Collaborative Supplier Management: The Key to Beating Holiday Fever

The holiday season—and accompanying spike in product demand—is no longer confined to the end of the year. With holiday celebrations in at least eight months each year—from Valentine’s Day to Easter and the Fourth of July—and nearly every product category from candy to clothing and home furnishings affected, retailers need to fine-tune their e-commerce strategy to capitalize on consumers’ growing appetite for seasonal items.

The biggest challenge in this increasing focus on seasonal merchandise lies in the lifespan of these events. Retailers face short cycles as well as mounting pressure to reduce costs and minimize risk. These constraints—along with added emphasis on responsible sourcing, the disruption created by Amazon’s e-commerce operations, and the competitive pressure to innovate the supply chain—create a compelling need for supply chain teams to rethink how they engage, manage, and sustain supplier relationships.

Seasonal Shift

The intensity of the seasonality-driven retail paradigm requires a shift from short, tactical models to strategic, collaborative models that emphasize the value logistics suppliers can deliver to the overall business.
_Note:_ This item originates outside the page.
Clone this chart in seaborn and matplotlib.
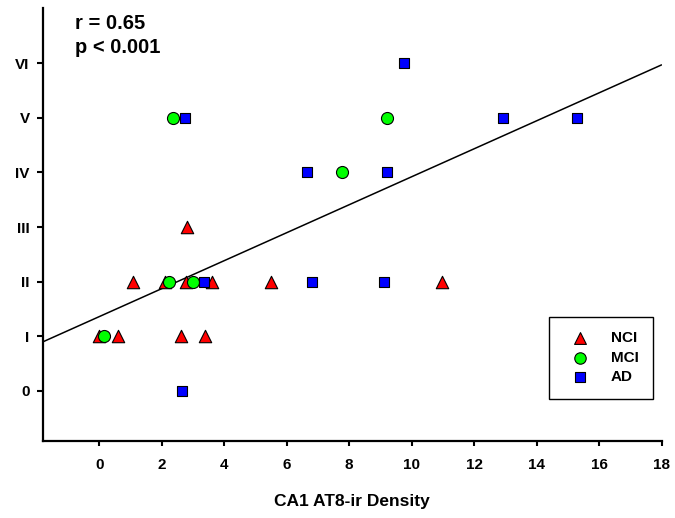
import numpy as np
import pandas as pd
import matplotlib
matplotlib.use("Agg")
import matplotlib.pyplot as plt
import seaborn as sns

# Braak stage vs CA1 AT8-ir density
nci_x = [0.0, 0.59, 2.61, 3.38, 1.09, 2.1, 2.77, 3.6, 5.51, 10.96, 2.8]
nci_y = [1, 1, 1, 1, 2, 2, 2, 2, 2, 2, 3]
mci_x = [0.16, 2.24, 2.99, 7.78, 2.36, 9.2]
mci_y = [1, 2, 2, 4, 5, 5]
ad_x = [2.66, 3.35, 6.82, 9.12, 6.64, 9.2, 2.74, 12.93, 15.28, 9.76]
ad_y = [0, 2, 2, 2, 4, 4, 5, 5, 5, 6]

groups = ["NCI", "MCI", "AD"]
stage_labels = ["0", "I", "II", "III", "IV", "V", "VI"]
x_ticks = [0, 2, 4, 6, 8, 10, 12, 14, 16, 18]

# regression line as drawn in the figure
fit_intercept = 1.36
fit_slope = 0.256
stats_text = "r = 0.65\np < 0.001"

df = pd.concat([
    pd.DataFrame({"density": nci_x, "stage": nci_y, "group": "NCI"}),
    pd.DataFrame({"density": mci_x, "stage": mci_y, "group": "MCI"}),
    pd.DataFrame({"density": ad_x, "stage": ad_y, "group": "AD"}),
])

sns.set_style("ticks")
plt.rcParams['font.family'] = ['Liberation Sans', 'DejaVu Sans']
plt.rcParams['font.weight'] = 'bold'
for k in ["text.color", "axes.labelcolor", "xtick.color", "ytick.color"]:
    plt.rcParams[k] = "black"

fig = plt.figure(figsize=(6.75, 5.18), dpi=100)
ax = fig.add_axes([0.064, 0.1486, 0.916, 0.836])

xlim = (-1.79, 18)
xx = np.array(xlim)
ax.plot(xx, fit_intercept + fit_slope * xx, color="black", lw=1.1, zorder=1)

pal = {"NCI": "#ff0000", "MCI": "#00ff00", "AD": "#0000ff"}
mk = {"NCI": "^", "MCI": "o", "AD": "s"}
sizes = {"NCI": 80, "MCI": 75, "AD": 60}
for g in groups:
    sub = df[df.group == g]
    sns.scatterplot(data=sub, x="density", y="stage", color=pal[g], marker=mk[g],
                    s=sizes[g], edgecolor="black", linewidth=0.8, ax=ax, label=g,
                    zorder=3)

ax.set_xlim(*xlim)
ax.set_ylim(-0.916, 7.01)
ax.set_xticks(x_ticks)
ax.set_xticklabels([str(t) for t in x_ticks], fontsize=11, fontweight="bold")
ax.set_yticks(range(len(stage_labels)))
ax.set_yticklabels(stage_labels, fontsize=11, fontweight="bold")
ax.tick_params(axis="x", direction="out", length=3.5, width=1.5, pad=9)
ax.tick_params(axis="y", direction="out", length=4.3, width=1.5, pad=5.5)
for s in ["top", "right"]:
    ax.spines[s].set_visible(False)
for s in ["left", "bottom"]:
    ax.spines[s].set_linewidth(1.6)
    ax.spines[s].set_color("black")

ax.set_xlabel("CA1 AT8-ir Density", fontsize=12.5, fontweight="bold", labelpad=15.5)
ax.set_ylabel("")

fig.text(75 / 675, 1 - 14 / 518, stats_text, fontsize=14.5,
         fontweight="bold", va="top", ha="left", linespacing=1.36)

handles, labels = ax.get_legend_handles_labels()
leg = ax.legend(handles, labels, loc="lower right",
                bbox_to_anchor=(653 / 675, 1 - 399 / 518),
                bbox_transform=fig.transFigure, borderaxespad=0,
                frameon=True, fancybox=False, edgecolor="black", framealpha=1,
                prop={"weight": "bold", "size": 11}, borderpad=0.95,
                handlelength=2.2, handletextpad=0.9, labelspacing=0.36,
                markerscale=0.95)
leg.get_frame().set_linewidth(1)

fig.savefig("out.png", dpi=100)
Integrated technology platforms that bring innovation in spend analysis, sourcing, sourcing optimization, contract management, and supplier value management to bear on complex and critical categories can help teams get the answers they need to pressing questions such as:

  1. Who are we spending with? How much? Where are they located? What are the shipping transit times? What is their capacity?
  2. Are there other suppliers with whom we might engage to reduce risk?
  3. Which suppliers have worked with us on potential obstacles and ways to resolve them?
  4. Which suppliers repeatedly bring forth innovations that drive top-line growth or cost savings?
  5. Can supplier production keep pace and exhibit the flexibility needed to adapt to the fickle demands of today’s e-commerce consumers?
  6. Can suppliers deliver the products at a price point that results in purchased online shopping carts?

Savvy supply chain teams are then able to design and implement the sophisticated strategies necessary to navigate the vagaries of consumer demand, market conditions, and unexpected disruptions. Examples include:

  • Using routing guides, developed through sourcing initiatives for carrier selection based on capacity, price, and performance to drive load tendering to the best value carriers.
  • Identifying emerging lanes to ensure that freight pricing remains competitive even as the network changes.
  • Working closely with carriers and internal stakeholders to minimize unnecessary expenditures driven by costly surprises that may drive a transit mode shift.
  • Continuously improving data consistency to drive even more value from future sourcing initiatives.

By leveraging a collaborative approach to sourcing, and having a strategy in place for ongoing management and measurement of logistics and supply chain partners, supply chain teams can work together with their stakeholders to make the most of the holidays—every single one of them.